Exhibit 5.1
| HUNTON & WILLIAMS LLP RIVERFRONT PLAZA, EAST TOWER 951 EAST BYRD STREET RICHMOND, VIRGINIA 23219-4074 TEL 804 • 788 • 8200 FAX 804 • 788 • 8218 |
| FILE NO: 69209.000001 |
March 13, 2008 |
Board of Directors
Bimini Capital Management, Inc.
3305 Flamingo Drive
Vero Beach, Florida 32963
Registration Statement on Form S-8 Relating to the
Bimini Capital Management, Inc. 2003 Long Term Incentive Compensation Plan
Ladies and Gentlemen:
We have acted as special counsel for Bimini Capital Management, Inc., a Maryland corporation (the “Company”), in connection with the Registration Statement on Form S-8 (the “Registration Statement”) filed by the Company on the date hereof with the Securities and Exchange Commission (the “Commission”) under the Securities Act of 1933, as amended (the “Securities Act”), with respect to 3,000,000 additional shares of the Company’s Class A common stock, $0.001 par value per share (the “Plan Shares”), reserved for issuance under the Company’s 2003 Long Term Incentive Compensation Plan (the “Plan”), as referenced in the Registration Statement. This opinion is being furnished in accordance with the requirements of Item 8(a) of Form S-8 and Item 601(b)(5)(i) of Regulation S-K under the Securities Act.

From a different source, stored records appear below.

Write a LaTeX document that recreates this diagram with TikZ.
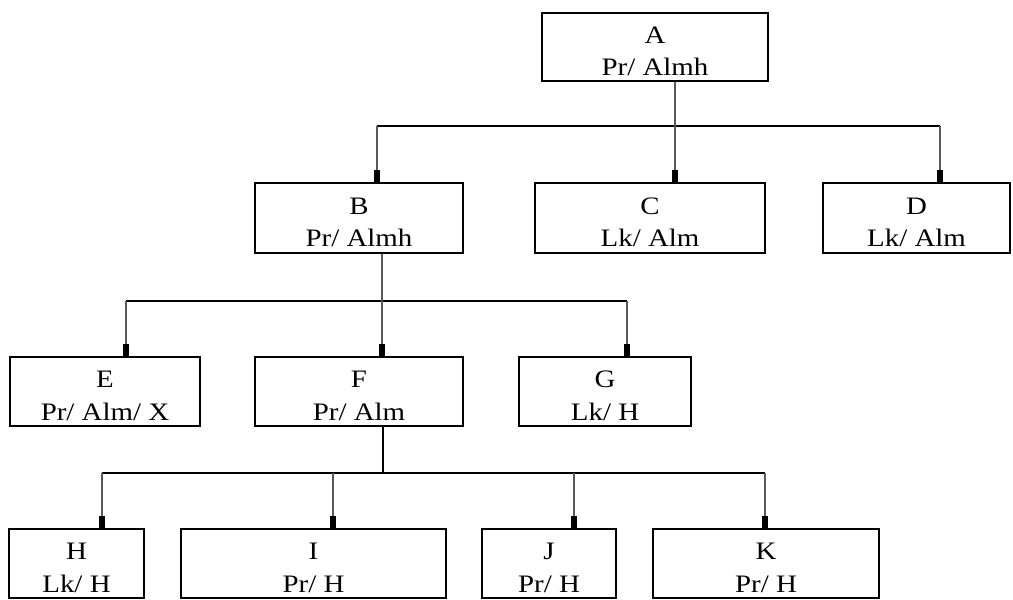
\documentclass[tikz,border=0pt]{standalone}
\usepackage{fontspec}
\setmainfont{Liberation Serif}[FakeStretch=1.15]
\usetikzlibrary{arrows.meta}

\begin{document}
\begin{tikzpicture}[x=0.02cm, y=-0.02cm,
    box/.style={draw, line width=1.3pt, align=center, inner sep=0pt, minimum height=1.38cm,
        font=\fontsize{14.3}{18.5}\selectfont, text height=32.5pt, text depth=0pt},
    link/.style={draw=black!65, line width=1pt, -{Rectangle[length=7pt,width=3.5pt,black]}},
    bar/.style={line width=1.4pt}]
    \useasboundingbox (0,0) rectangle (1013,599);

    % Level 0
    \node[box, minimum width=4.52cm, minimum height=1.36cm] (A) at (655,47) {A\\Pr/ Almh};

    % Level 1
    \node[box, minimum width=4.16cm, minimum height=1.4cm] (B) at (359,218) {B\\Pr/ Almh};
    \node[box, minimum width=4.6cm, minimum height=1.4cm] (C) at (650,218) {C\\Lk/ Alm};
    \node[box, minimum width=3.74cm, minimum height=1.4cm] (D) at (916.5,218) {D\\Lk/ Alm};

    % Level 2
    \node[box, minimum width=3.8cm] (E) at (105,391.5) {E\\Pr/ Alm/ X};
    \node[box, minimum width=4.16cm] (F) at (359,391.5) {F\\Pr/ Alm};
    \node[box, minimum width=3.44cm] (G) at (605,391.5) {G\\Lk/ H};

    % Level 3
    \node[box, minimum width=2.7cm] (H) at (76.5,563.5) {H\\Lk/ H};
    \node[box, minimum width=5.3cm] (I) at (313.5,563.5) {I\\Pr/ H};
    \node[box, minimum width=2.68cm] (J) at (549,563.5) {J\\Pr/ H};
    \node[box, minimum width=4.52cm] (K) at (766,563.5) {K\\Pr/ H};

    % A -> B, C, D
    \coordinate (b1l) at (377,126);
    \coordinate (b1m) at (675,126);
    \coordinate (b1r) at (940,126);
    \draw[bar] (b1l) -- (b1r);
    \draw[link] (A.south -| b1m) -- (C.north -| b1m);
    \draw[link] (b1l) -- (B.north -| b1l);
    \draw[link] (b1r) -- (D.north -| b1r);

    % B -> E, F, G
    \coordinate (b2l) at (126,301);
    \coordinate (b2m) at (382,301);
    \coordinate (b2r) at (627,301);
    \draw[bar] (b2l) -- (b2r);
    \draw[link] (B.south -| b2m) -- (F.north -| b2m);
    \draw[link] (b2l) -- (E.north -| b2l);
    \draw[link] (b2r) -- (G.north -| b2r);

    % F -> H, I, J, K
    \coordinate (b3l) at (102,473);
    \coordinate (b3m) at (383,473);
    \coordinate (b3r) at (765,473);
    \coordinate (b3i) at (333,473);
    \coordinate (b3j) at (574,473);
    \draw[bar] (b3l) -- (b3r);
    \draw[bar] (F.south -| b3m) -- (b3m);
    \draw[link] (b3l) -- (H.north -| b3l);
    \draw[link] (b3i) -- (I.north -| b3i);
    \draw[link] (b3j) -- (J.north -| b3j);
    \draw[link] (b3r) -- (K.north -| b3r);
\end{tikzpicture}
\end{document}
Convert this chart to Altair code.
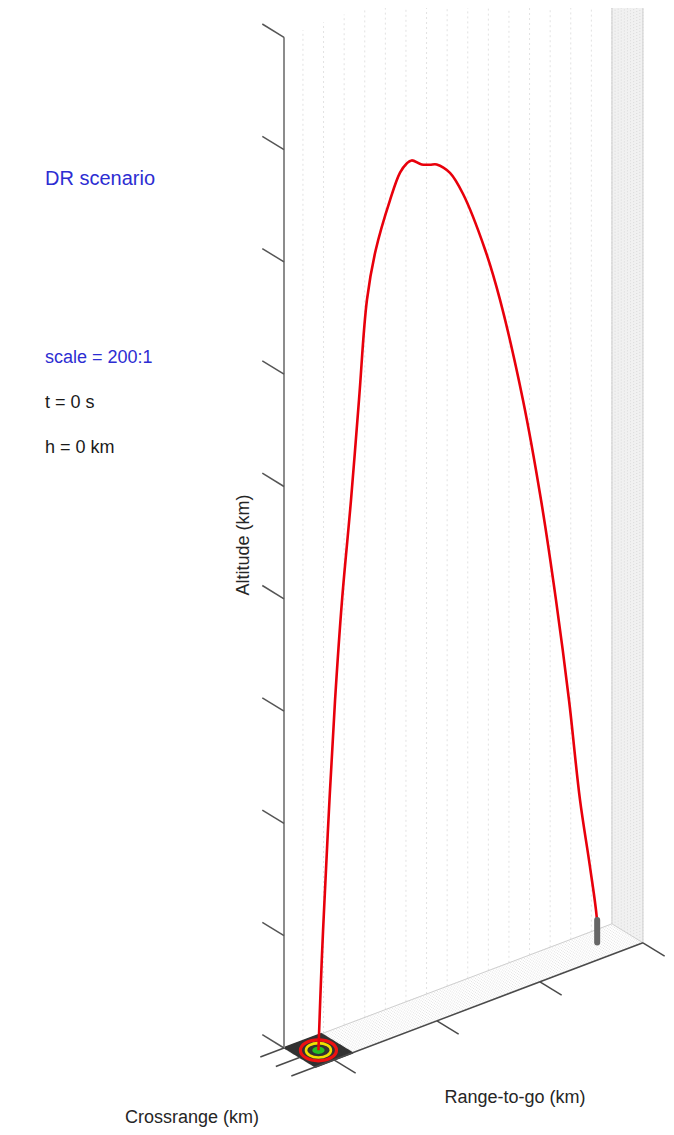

In connection therewith, we have relied upon, among other things, our examination of such documents, records of the Company and certificates of its officers and public officials as we have deemed necessary for purposes of the opinions expressed below. For purposes of the opinions expressed below, we have assumed (i) the authenticity of all documents submitted to us as originals, (ii) the conformity to the originals of all documents submitted as certified or photostatic copies and the authenticity of the originals thereof, (iii) the legal capacity of natural persons, (iv) the genuineness of signatures and (v) the due authorization, execution and delivery of all documents by all parties and the validity, binding effect and enforceability thereof (other than the authorization, execution and delivery of documents by the Company and the validity, binding effect and enforceability thereof upon the Company).
Based upon the foregoing and such other information and documents as we have considered necessary for the purposes hereof, we are of the opinion that:
1. The Company has been duly incorporated and is validly existing and in good standing under the laws of the State of Maryland.
2. The issuance of the Plan Shares has been duly authorized by the Company and, upon issuance pursuant to the terms of the Plan, the Plan Shares will be validly issued, fully paid and nonassessable.
The foregoing opinion is limited to the laws of the State of Maryland, and we do not express any opinion herein concerning any other law. Our opinion set forth in paragraph (1) above is based solely on a certificate of the Department of Assessment and Taxation of the State of Maryland dated March 7, 2008.
We hereby consent to the filing of this opinion with the Commission as Exhibit 5.1 to the Registration Statement. In giving this consent, we do not admit that we are within the category of persons whose consent is required by Section 7 of the Securities Act or the rules and regulations promulgated thereunder by the Commission.
This opinion is limited to the matters stated in this letter, and no opinions may be implied or inferred beyond the matters expressly stated in this letter. This opinion is given as of the date hereof and we assume no obligation to advise you after the date hereof of facts or circumstances that come to our attention or changes in the law, including judicial or administrative interpretations thereof, that occur which could affect the opinions contained herein.